Output every line exactly as written. Leave out pictures.
◇ ◇ ◇ ◇ ◇
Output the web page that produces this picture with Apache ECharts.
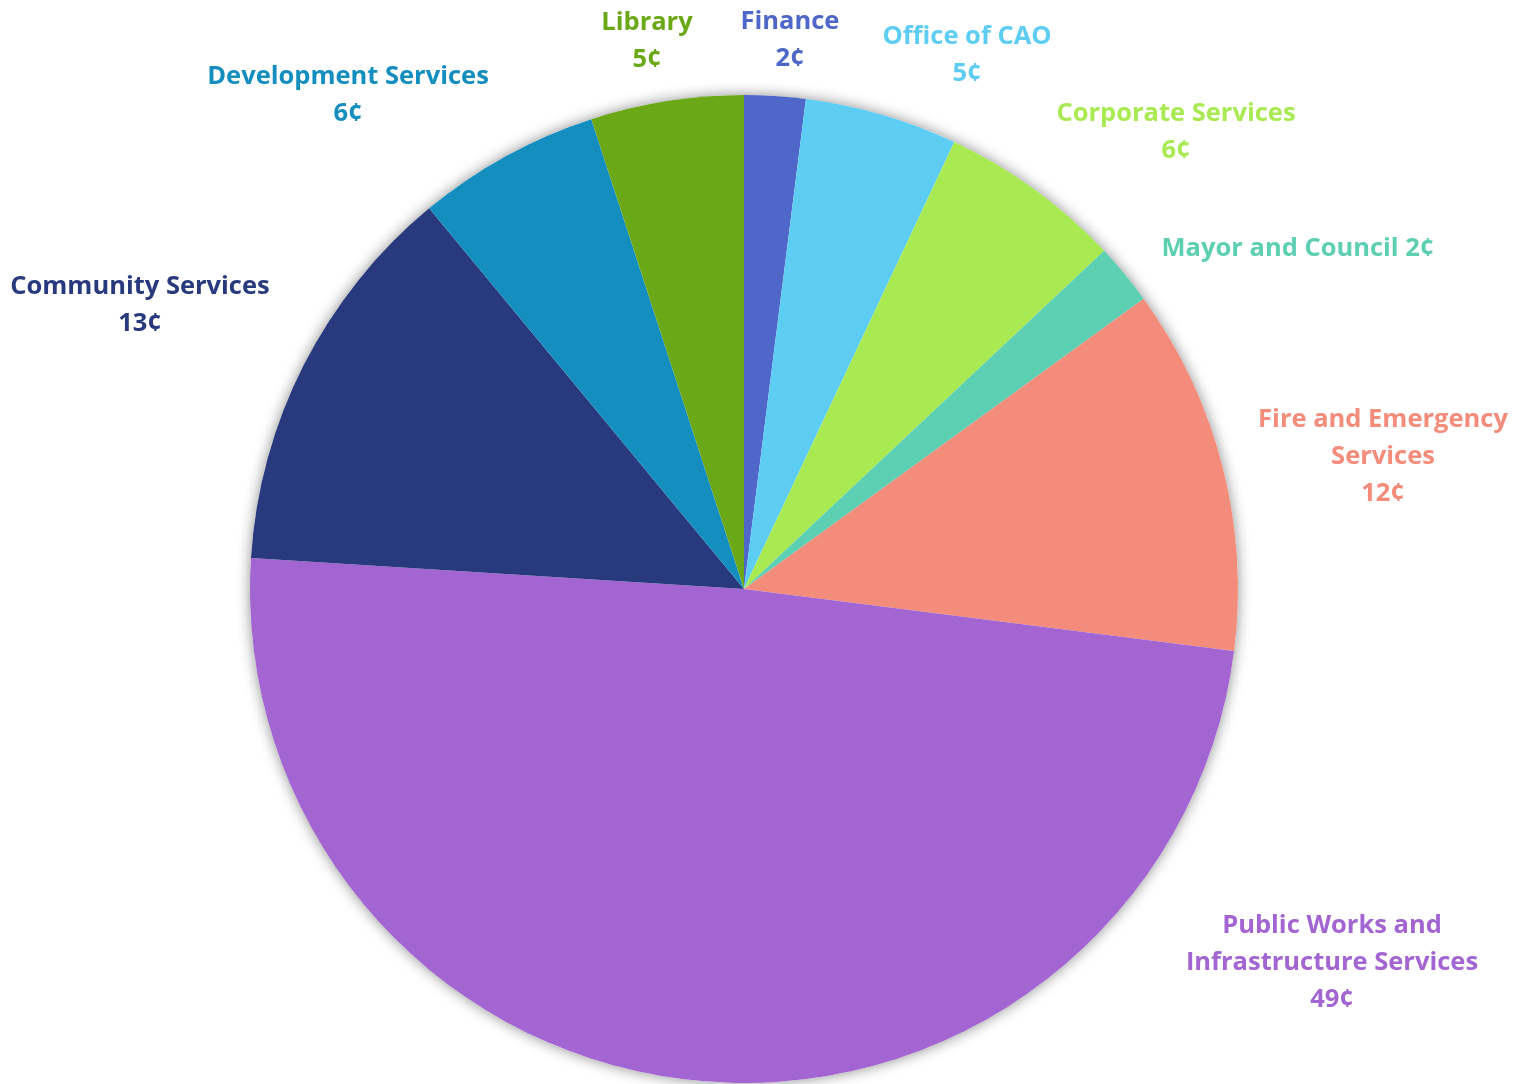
<!DOCTYPE html>
<html>
<head>
<meta charset="utf-8">
<script src="https://cdn.jsdelivr.net/npm/echarts@6/dist/echarts.min.js"></script>
<style>
html,body{margin:0;padding:0;background:#fff;}
#chart{width:1527px;height:1084px;}
</style>
</head>
<body>
<div id="chart"></div>
<script>
// Data
const categories = ["Finance","Office of CAO","Corporate Services","Mayor and Council","Fire and Emergency Services","Public Works and Infrastructure Services","Community Services","Development Services","Library"];
const values = [2,5,6,2,12,49,13,6,5];
const labelNames = ["Finance","Office of CAO","Corporate Services","Mayor and Council","Fire and Emergency\nServices","Public Works and\nInfrastructure Services","Community Services","Development Services","Library"];
const sliceColors = ["#4F67C9","#5DCDF3","#A9EA52","#5DCFB2","#F48C7B","#A365D1","#283A7D","#138EBE","#6BA818"];
// label anchor positions (px) — layout only
const labelPos = [[790,40],[967,55],[1176,132],[1298,249],[1383,457],[1332,963],[140,305],[348,95],[647,41]];

const chart = echarts.init(document.getElementById('chart'));
const fontFamily = '"Open Sans", Lato, sans-serif';
chart.setOption({
  animation:false,
  series:[
    {
      type:'pie', silent:true, center:[744,589], radius:494, z:1,
      label:{show:false}, labelLine:{show:false},
      itemStyle:{color:'#ffffff', shadowBlur:14, shadowColor:'rgba(0,0,0,0.45)'},
      data:[{value:1, name:'bg'}]
    },
    {
      type:'pie', center:[744,589], radius:494, startAngle:90, clockwise:true, z:2,
      avoidLabelOverlap:false,
      itemStyle:{borderWidth:0},
      labelLine:{show:false},
      label:{
        show:true, position:'outside', fontFamily:fontFamily, fontWeight:'bold', fontSize:25.5,
        lineHeight:37, align:'center',
        formatter:function(p){
          const i=p.dataIndex;
          if(i===3) return labelNames[i]+' '+values[i]+'¢';
          return labelNames[i]+'\n'+values[i]+'¢';
        }
      },
      labelLayout:function(p){
        const pos=labelPos[p.dataIndex];
        return {x:pos[0], y:pos[1], align:'center', verticalAlign:'middle'};
      },
      data:categories.map((c,i)=>({name:c, value:values[i], itemStyle:{color:sliceColors[i]}, label:{color:sliceColors[i]}}))
    }
  ]
});
</script>
</body>
</html>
◇ ◇ ◇ ◇ ◇
Exercise solution:
Output the web page that produces this picture with Apache ECharts.
<!DOCTYPE html>
<html>
<head>
<meta charset="utf-8">
<script src="https://cdn.jsdelivr.net/npm/echarts@6/dist/echarts.min.js"></script>
<style>
html,body{margin:0;padding:0;background:#fff;}
#chart{width:1527px;height:1084px;}
</style>
</head>
<body>
<div id="chart"></div>
<script>
// Data
const categories = ["Finance","Office of CAO","Corporate Services","Mayor and Council","Fire and Emergency Services","Public Works and Infrastructure Services","Community Services","Development Services","Library"];
const values = [2,5,6,2,12,49,13,6,5];
const labelNames = ["Finance","Office of CAO","Corporate Services","Mayor and Council","Fire and Emergency\nServices","Public Works and\nInfrastructure Services","Community Services","Development Services","Library"];
const sliceColors = ["#4F67C9","#5DCDF3","#A9EA52","#5DCFB2","#F48C7B","#A365D1","#283A7D","#138EBE","#6BA818"];
// label anchor positions (px) — layout only
const labelPos = [[790,40],[967,55],[1176,132],[1298,249],[1383,457],[1332,963],[140,305],[348,95],[647,41]];

const chart = echarts.init(document.getElementById('chart'));
const fontFamily = '"Open Sans", Lato, sans-serif';
chart.setOption({
  animation:false,
  series:[
    {
      type:'pie', silent:true, center:[744,589], radius:494, z:1,
      label:{show:false}, labelLine:{show:false},
      itemStyle:{color:'#ffffff', shadowBlur:14, shadowColor:'rgba(0,0,0,0.45)'},
      data:[{value:1, name:'bg'}]
    },
    {
      type:'pie', center:[744,589], radius:494, startAngle:90, clockwise:true, z:2,
      avoidLabelOverlap:false,
      itemStyle:{borderWidth:0},
      labelLine:{show:false},
      label:{
        show:true, position:'outside', fontFamily:fontFamily, fontWeight:'bold', fontSize:25.5,
        lineHeight:37, align:'center',
        formatter:function(p){
          const i=p.dataIndex;
          if(i===3) return labelNames[i]+' '+values[i]+'¢';
          return labelNames[i]+'\n'+values[i]+'¢';
        }
      },
      labelLayout:function(p){
        const pos=labelPos[p.dataIndex];
        return {x:pos[0], y:pos[1], align:'center', verticalAlign:'middle'};
      },
      data:categories.map((c,i)=>({name:c, value:values[i], itemStyle:{color:sliceColors[i]}, label:{color:sliceColors[i]}}))
    }
  ]
});
</script>
</body>
</html>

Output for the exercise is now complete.